Kansas City Royals Ask To Be Taken Seriously

facebooktwitterreddit

Well, that’s different. For the first time since George Brett retired the Kansas City Royals are going to try to win immediately. Color me surprised to see the Royals, who have been telling us for years that they have the best farm system in the majors and it’s only a matter of time before the young ones take over, confess that it will never happen.

The Royals mantra to their long-suffering fans (one winning season in the last 18 since 1994) has been “Be patient.” That gambit might have played if the Royals had ever shown any signs of improvement. But nah, they not only haven’t been able to win anything of note, they haven’t been able to win at all, or get close to .500.
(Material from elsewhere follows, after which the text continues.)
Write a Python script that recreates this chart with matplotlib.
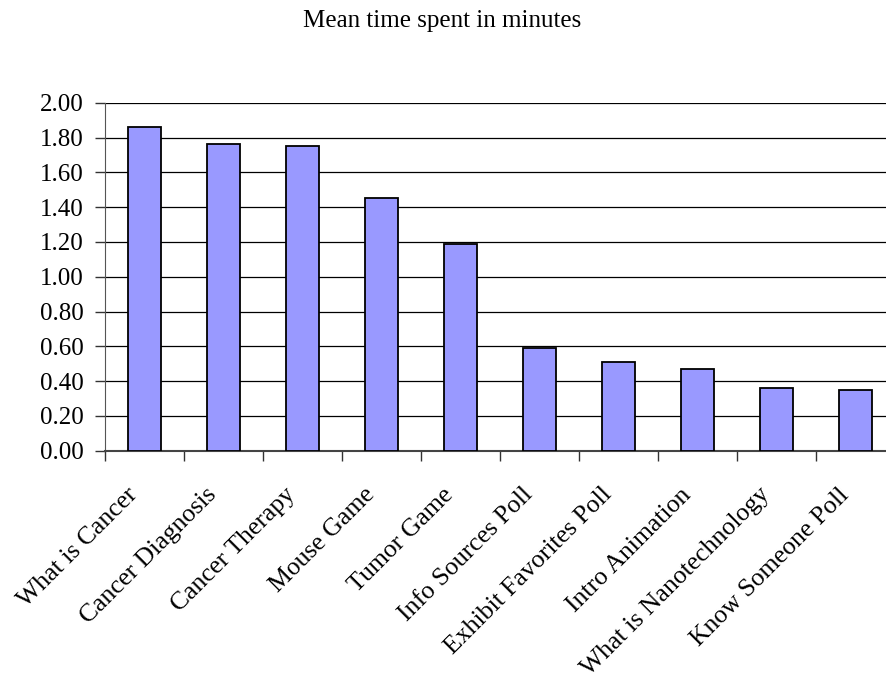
import numpy as np
import matplotlib
matplotlib.use('Agg')
import matplotlib.pyplot as plt
from matplotlib.transforms import ScaledTranslation

# values
sections = ['What is Cancer', 'Cancer Diagnosis', 'Cancer Therapy', 'Mouse Game',
            'Tumor Game', 'Info Sources Poll', 'Exhibit Favorites Poll',
            'Intro Animation', 'What is Nanotechnology', 'Know Someone Poll']
mean_minutes = [1.86, 1.76, 1.75, 1.45, 1.19, 0.59, 0.51, 0.47, 0.36, 0.35]
y_ticks = [0.0, 0.2, 0.4, 0.6, 0.8, 1.0, 1.2, 1.4, 1.6, 1.8, 2.0]

plt.rcParams['font.family'] = ['Liberation Serif', 'DejaVu Serif']

fig = plt.figure(figsize=(8.86, 6.73), dpi=100)
ax = fig.add_axes([0.1185, 0.3303, 0.8916, 0.5171])

x = np.arange(len(sections))
ax.bar(x, mean_minutes, width=0.42, color='#9999FF', edgecolor='black', linewidth=1.3, zorder=3)

ax.set_xlim(-0.5, len(sections) - 0.5)
ax.set_ylim(0, 2.0)
ax.set_yticks(y_ticks)
ax.set_yticklabels(['%.2f' % v for v in y_ticks], fontsize=18)
ax.yaxis.grid(True, color='black', linewidth=0.9, zorder=0)
ax.set_axisbelow(True)

# ticks sit between the categories, labels under the bars
ax.set_xticks(x - 0.5)
ax.set_xticklabels([])
ax.tick_params(axis='x', which='major', direction='out', length=7, width=1, color='#333333')
ax.tick_params(axis='y', direction='out', length=7, width=1, color='#333333', pad=8.5)

# slanted category labels, top-right corner just left of each bar centre
offset = ScaledTranslation(-18 / 100, -33 / 100, fig.dpi_scale_trans)
for xi, name in zip(x, sections):
    ax.text(xi, 0, name, transform=ax.get_xaxis_transform() + offset,
            rotation=45, rotation_mode='anchor', ha='right', va='top', fontsize=18.5)

for side in ['top', 'right']:
    ax.spines[side].set_visible(False)
ax.spines['left'].set_color('#555555')
ax.spines['bottom'].set_color('#444444')
ax.spines['bottom'].set_linewidth(1.5)

fig.text(0.4995, 0.969, 'Mean time spent in minutes', ha='center', va='center', fontsize=18)

fig.savefig('out.png', dpi=100)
There was no proof that the Royals were getting better as they stuck to their low-payroll, count-on-the-prospects plan, and there was no proof that the Royals were going to ever get better without a radical change. So now we have the radical change. Kansas City swapped prospects for players. They put their faith on red and spun the roulette wheel. When it stops spinning next September we’ll know if management should enroll in Gamblers Anonymous or the men who run the front office in K.C. are smarter than the average bear.

The Kansas City Royals spent $25 million to keep Jeremy Guthrie around and have traded for other starting pitchers this off-season to beef up the rotation. Image: US Presswire

General manager Dayton Moore has been on the job since 2006. He is the architect of the homegrown strategy that hasn’t yet produced dividends and he is the man on the hot seat after making an attention-getting trade with the Tampa Bay Rays the other day. Moore traded away four young, inexperienced players with blank futures in pitchers Jake Odorizzi and Mike Montgomery, third baseman Patrick Leonard, and Wil Myers for experienced right-handed pitchers James Shields and Wade Davis and either a player to be named later or cash.

One thing refreshing about this for K.C. is that for once the fans might have heard of the players they obtained. Shields, 30, is 87-73 and averages around 15 wins a year. Davis, 27, is 28-22, and could be good for 10 wins a year. Odorizzi, 22, is lifetime 0-1. Montgomery, 23, is lifetime 25-33 in the minors. Leonard, 20, has only played rookie ball. Myers, 22, is supposed to be the second coming of Mickey Mantle and has a minor-league lifetime average of .303.

Are the Royals admitting that their scouting judgment was faulty and that these young players were never going to amount to much? Right now, at least, they amount to just so much potential, even if they do end up being somebodies for Tampa Bay.

It’s hard not to believe that the Royals are desperate. They have had nine straight losing seasons and much of that time they have been flying so low beneath the radar that many fans don’t remember they’re in the American League, not the International League. Moore’s contract runs only through 2014, so if he doesn’t show some results soon he will be gone.

But if you don’t think that the Royals reached critical mass, one comment that Moore made on trade day will make you think again. “It’s time for us to start winning at the Major League level,” he said.

Already this off-season, the Royals acquired Ervin Santana from the Angles and re-signed Jeremy Guthrie instead of allowing him to leave in free agency. Add in Shields and Davis and you might have the makings of a pitching rotation.

Even with these additions, it’s hard to see too many prognosticators getting giddy over the Royals’ AL Central Division chances. The Detroit Tigers are the class of the division and Kansas City has some catching up to do to match up with anybody. Moore might have gone through all of this upheaval only to see the Royals finish 80-82. Will that pacify the fans? Not likely.

Still, that would be an improvement over last year’s 72-90 finish. Over those nine straight losing years Kansas City has lost between 87 and 104 games and attendance has settled in at around 20,000 people a game. Moore had to give them–plus the never-shows–some kind of hope starting a new season.